The electron exchange integral, electronic configurations and singlet–triplet energy gap of a diradical.

Recently, we and others have prepared a series of stable nitrogen-incorporating diradical dications,[16-24] which can be viewed as analogues of intensively studied hydrocarbon diradicals such as Thiele's and Chichibabin's hydrocarbons.[25,26] During the attempted synthesis of the analogue (1) of Müller's hydrocarbon,[27,28] we observed that its ΔE ST can be controlled by temperature—the first instance of a thermally controllable singlet–triplet gap for a diradical in the solid state.

Results and discussion

Standard Buchwald–Hartwig aminations of 4,4′′-dibromo-p-terphenyl with di-p-tolylamine in the presence of sodium tert-butoxide in reflux toluene afforded compound 1 as white solid (Scheme 2). Upon oxidation with two equiv Ag[Al(ORF)4] (ORF = OC(CF3)3)[29] in CH2Cl2, the neutral precursor 1 was converted to dication 1 in a high 75% yield. The resultant dication is thermally stable as crystals under nitrogen or argon atmosphere and can be stored for several weeks at room temperature. Its solid geometry and electronic structure were investigated by single crystal X-ray diffraction, EPR, and SQUID measurements, in conjunction with DFT calculations.

Scheme 2

Synthesis of compound 1.

The temperature dependence of the magnetic susceptibility for a crystalline sample of 1·2[Al(ORF)4]– was investigated (Fig. 1). As the sample is cooled from room temperature, χ M shows a slight decrease and becomes zero at 170 K. It then suddenly increases, up to a maximum at 130 K, followed by gradual decrease until zero at 50 K. The SQUID magnetic measurements suggest a phase transition with a wide thermal range from 130 to 170 K, exhibiting two singlet states. We repeated the process back and forth several times, and no hysteresis loop was observed. The magnetic susceptibilities with a phase transition can be well fitted with the Bleaney–Bowers equation.[30] The singlet–triplet gaps (or intramolecular exchange coupling constants) were estimated to be 2J = –400.57 cm–1 for the low temperature (LT) phase and –872.84 cm–1 for the high temperature (HT) phase, respectively, indicating that 1 has a singlet state for each phase, both of which can be thermally excited to their triplet excited states.

Fig. 1

χ (above) and χT (below) versus T curves for the crystals of 1 in the SQUID measurements, and the fitting plots via the Bleaney–Bowers equation.

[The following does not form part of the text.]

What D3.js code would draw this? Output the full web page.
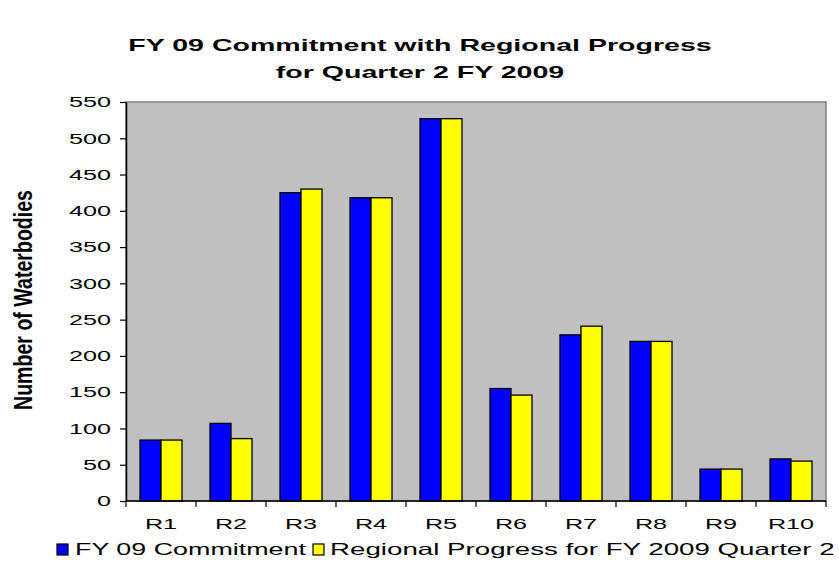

The magnetic behavior of 1 was confirmed by means of electron paramagnetic resonance spectroscopy. The powder EPR spectra of 1·2[Al(ORF)4]– display featureless broad signals with two different g factors for LT (2.00259) and HT phases (2.00213), respectively (Fig. 2 and S1 and S2†), which agree well with the corresponding critical temperatures determined in the SQUID measurements. The forbidden Δm s = ±2 half-field absorptions were also observed (Fig. S3–S5†). The broaden signals are attributed to spin-triplet species, which together with the forbidden resonances resulting from Δm s = ±2 transitions and SQUID measurements unambiguously indicate that 1 exists as a singlet diradical with thermal population of its higher energy triplet state for both LT and HT phases.

Fig. 2

The powder EPR spectra of 1 at 290 and 123 K.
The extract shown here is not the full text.